▶ SET TASK: Give every line of the data again, unchanged, but with no pictures.

▶ SUPPLIED INFORMATION:

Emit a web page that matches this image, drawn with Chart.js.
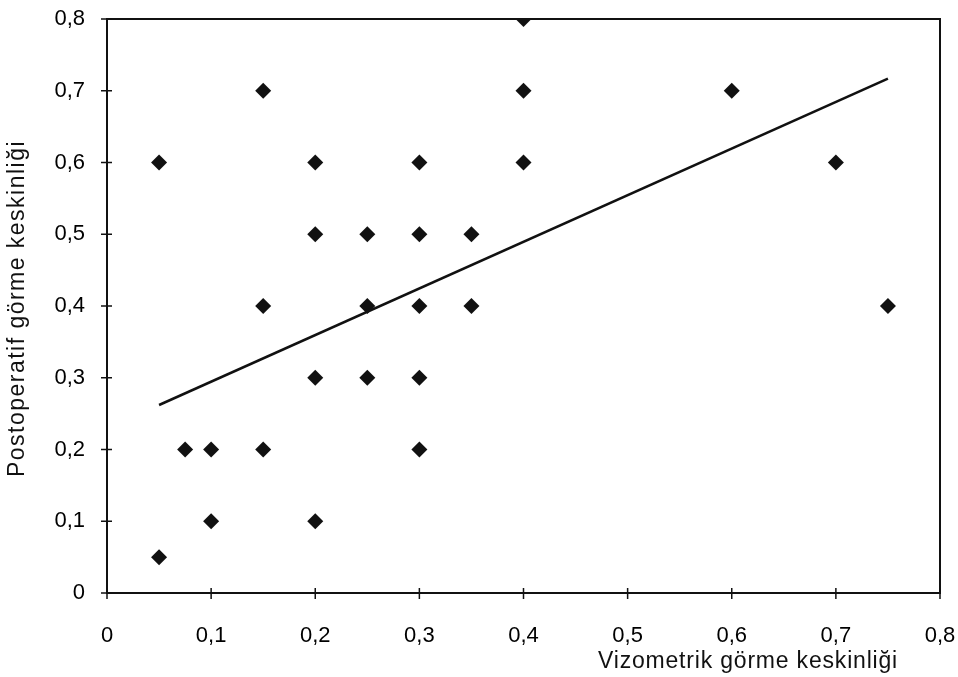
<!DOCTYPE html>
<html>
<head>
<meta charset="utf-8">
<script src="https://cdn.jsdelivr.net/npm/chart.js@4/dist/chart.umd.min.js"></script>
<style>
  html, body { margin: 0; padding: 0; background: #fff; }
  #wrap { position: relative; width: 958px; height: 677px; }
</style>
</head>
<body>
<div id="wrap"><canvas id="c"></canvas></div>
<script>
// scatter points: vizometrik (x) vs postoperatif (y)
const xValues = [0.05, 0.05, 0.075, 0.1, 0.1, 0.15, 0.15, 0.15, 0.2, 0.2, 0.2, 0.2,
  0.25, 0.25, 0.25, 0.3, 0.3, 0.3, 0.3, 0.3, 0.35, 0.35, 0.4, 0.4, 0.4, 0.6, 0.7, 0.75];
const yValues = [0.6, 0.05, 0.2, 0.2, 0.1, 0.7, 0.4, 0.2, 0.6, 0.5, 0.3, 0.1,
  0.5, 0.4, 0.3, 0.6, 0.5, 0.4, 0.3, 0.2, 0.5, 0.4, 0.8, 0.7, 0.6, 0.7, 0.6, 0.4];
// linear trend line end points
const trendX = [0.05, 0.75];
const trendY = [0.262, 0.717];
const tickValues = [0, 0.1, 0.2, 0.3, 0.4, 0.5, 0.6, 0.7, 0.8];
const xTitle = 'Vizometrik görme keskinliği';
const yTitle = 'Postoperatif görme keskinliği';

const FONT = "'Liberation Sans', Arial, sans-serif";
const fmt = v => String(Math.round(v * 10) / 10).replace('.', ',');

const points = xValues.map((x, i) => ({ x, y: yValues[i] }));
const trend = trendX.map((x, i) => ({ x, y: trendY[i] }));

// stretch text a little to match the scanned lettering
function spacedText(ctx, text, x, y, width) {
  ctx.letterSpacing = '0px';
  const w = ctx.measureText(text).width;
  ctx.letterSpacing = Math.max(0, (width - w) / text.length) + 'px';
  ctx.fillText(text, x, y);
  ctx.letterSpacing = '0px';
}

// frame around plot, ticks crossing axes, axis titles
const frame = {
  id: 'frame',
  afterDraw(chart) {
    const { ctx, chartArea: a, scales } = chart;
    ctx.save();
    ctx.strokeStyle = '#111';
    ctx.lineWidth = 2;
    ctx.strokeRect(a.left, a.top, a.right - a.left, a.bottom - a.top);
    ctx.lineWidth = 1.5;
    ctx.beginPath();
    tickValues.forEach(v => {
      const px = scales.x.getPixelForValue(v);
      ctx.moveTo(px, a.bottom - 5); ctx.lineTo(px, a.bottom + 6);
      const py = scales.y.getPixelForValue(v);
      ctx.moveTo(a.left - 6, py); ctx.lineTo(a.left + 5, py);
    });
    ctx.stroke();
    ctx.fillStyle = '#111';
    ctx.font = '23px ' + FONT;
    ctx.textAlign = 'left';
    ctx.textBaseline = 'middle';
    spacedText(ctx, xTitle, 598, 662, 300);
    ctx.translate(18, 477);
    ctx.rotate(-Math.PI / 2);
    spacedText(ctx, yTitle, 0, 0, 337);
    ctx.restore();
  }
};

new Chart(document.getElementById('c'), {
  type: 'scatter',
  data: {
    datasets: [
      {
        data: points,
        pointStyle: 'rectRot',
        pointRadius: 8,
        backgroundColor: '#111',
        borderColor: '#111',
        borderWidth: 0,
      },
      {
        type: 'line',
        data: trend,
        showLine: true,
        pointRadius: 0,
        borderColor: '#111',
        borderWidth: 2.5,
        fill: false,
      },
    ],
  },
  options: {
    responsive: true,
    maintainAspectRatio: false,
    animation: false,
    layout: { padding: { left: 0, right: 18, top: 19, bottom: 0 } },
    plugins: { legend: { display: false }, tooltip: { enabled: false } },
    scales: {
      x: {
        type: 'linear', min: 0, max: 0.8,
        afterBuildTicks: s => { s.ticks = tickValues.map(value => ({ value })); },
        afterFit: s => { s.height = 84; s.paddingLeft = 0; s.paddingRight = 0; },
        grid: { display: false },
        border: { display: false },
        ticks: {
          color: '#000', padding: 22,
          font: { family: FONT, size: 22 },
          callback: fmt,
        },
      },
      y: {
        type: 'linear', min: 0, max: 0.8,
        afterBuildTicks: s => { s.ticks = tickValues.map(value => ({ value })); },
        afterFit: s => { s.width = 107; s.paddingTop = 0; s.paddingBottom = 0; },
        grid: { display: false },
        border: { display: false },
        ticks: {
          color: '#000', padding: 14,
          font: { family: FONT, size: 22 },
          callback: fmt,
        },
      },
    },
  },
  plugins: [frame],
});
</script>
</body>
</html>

▶ SOLUTION:
Emit a web page that matches this image, drawn with Chart.js.
<!DOCTYPE html>
<html>
<head>
<meta charset="utf-8">
<script src="https://cdn.jsdelivr.net/npm/chart.js@4/dist/chart.umd.min.js"></script>
<style>
  html, body { margin: 0; padding: 0; background: #fff; }
  #wrap { position: relative; width: 958px; height: 677px; }
</style>
</head>
<body>
<div id="wrap"><canvas id="c"></canvas></div>
<script>
// scatter points: vizometrik (x) vs postoperatif (y)
const xValues = [0.05, 0.05, 0.075, 0.1, 0.1, 0.15, 0.15, 0.15, 0.2, 0.2, 0.2, 0.2,
  0.25, 0.25, 0.25, 0.3, 0.3, 0.3, 0.3, 0.3, 0.35, 0.35, 0.4, 0.4, 0.4, 0.6, 0.7, 0.75];
const yValues = [0.6, 0.05, 0.2, 0.2, 0.1, 0.7, 0.4, 0.2, 0.6, 0.5, 0.3, 0.1,
  0.5, 0.4, 0.3, 0.6, 0.5, 0.4, 0.3, 0.2, 0.5, 0.4, 0.8, 0.7, 0.6, 0.7, 0.6, 0.4];
// linear trend line end points
const trendX = [0.05, 0.75];
const trendY = [0.262, 0.717];
const tickValues = [0, 0.1, 0.2, 0.3, 0.4, 0.5, 0.6, 0.7, 0.8];
const xTitle = 'Vizometrik görme keskinliği';
const yTitle = 'Postoperatif görme keskinliği';

const FONT = "'Liberation Sans', Arial, sans-serif";
const fmt = v => String(Math.round(v * 10) / 10).replace('.', ',');

const points = xValues.map((x, i) => ({ x, y: yValues[i] }));
const trend = trendX.map((x, i) => ({ x, y: trendY[i] }));

// stretch text a little to match the scanned lettering
function spacedText(ctx, text, x, y, width) {
  ctx.letterSpacing = '0px';
  const w = ctx.measureText(text).width;
  ctx.letterSpacing = Math.max(0, (width - w) / text.length) + 'px';
  ctx.fillText(text, x, y);
  ctx.letterSpacing = '0px';
}

// frame around plot, ticks crossing axes, axis titles
const frame = {
  id: 'frame',
  afterDraw(chart) {
    const { ctx, chartArea: a, scales } = chart;
    ctx.save();
    ctx.strokeStyle = '#111';
    ctx.lineWidth = 2;
    ctx.strokeRect(a.left, a.top, a.right - a.left, a.bottom - a.top);
    ctx.lineWidth = 1.5;
    ctx.beginPath();
    tickValues.forEach(v => {
      const px = scales.x.getPixelForValue(v);
      ctx.moveTo(px, a.bottom - 5); ctx.lineTo(px, a.bottom + 6);
      const py = scales.y.getPixelForValue(v);
      ctx.moveTo(a.left - 6, py); ctx.lineTo(a.left + 5, py);
    });
    ctx.stroke();
    ctx.fillStyle = '#111';
    ctx.font = '23px ' + FONT;
    ctx.textAlign = 'left';
    ctx.textBaseline = 'middle';
    spacedText(ctx, xTitle, 598, 662, 300);
    ctx.translate(18, 477);
    ctx.rotate(-Math.PI / 2);
    spacedText(ctx, yTitle, 0, 0, 337);
    ctx.restore();
  }
};

new Chart(document.getElementById('c'), {
  type: 'scatter',
  data: {
    datasets: [
      {
        data: points,
        pointStyle: 'rectRot',
        pointRadius: 8,
        backgroundColor: '#111',
        borderColor: '#111',
        borderWidth: 0,
      },
      {
        type: 'line',
        data: trend,
        showLine: true,
        pointRadius: 0,
        borderColor: '#111',
        borderWidth: 2.5,
        fill: false,
      },
    ],
  },
  options: {
    responsive: true,
    maintainAspectRatio: false,
    animation: false,
    layout: { padding: { left: 0, right: 18, top: 19, bottom: 0 } },
    plugins: { legend: { display: false }, tooltip: { enabled: false } },
    scales: {
      x: {
        type: 'linear', min: 0, max: 0.8,
        afterBuildTicks: s => { s.ticks = tickValues.map(value => ({ value })); },
        afterFit: s => { s.height = 84; s.paddingLeft = 0; s.paddingRight = 0; },
        grid: { display: false },
        border: { display: false },
        ticks: {
          color: '#000', padding: 22,
          font: { family: FONT, size: 22 },
          callback: fmt,
        },
      },
      y: {
        type: 'linear', min: 0, max: 0.8,
        afterBuildTicks: s => { s.ticks = tickValues.map(value => ({ value })); },
        afterFit: s => { s.width = 107; s.paddingTop = 0; s.paddingBottom = 0; },
        grid: { display: false },
        border: { display: false },
        ticks: {
          color: '#000', padding: 14,
          font: { family: FONT, size: 22 },
          callback: fmt,
        },
      },
    },
  },
  plugins: [frame],
});
</script>
</body>
</html>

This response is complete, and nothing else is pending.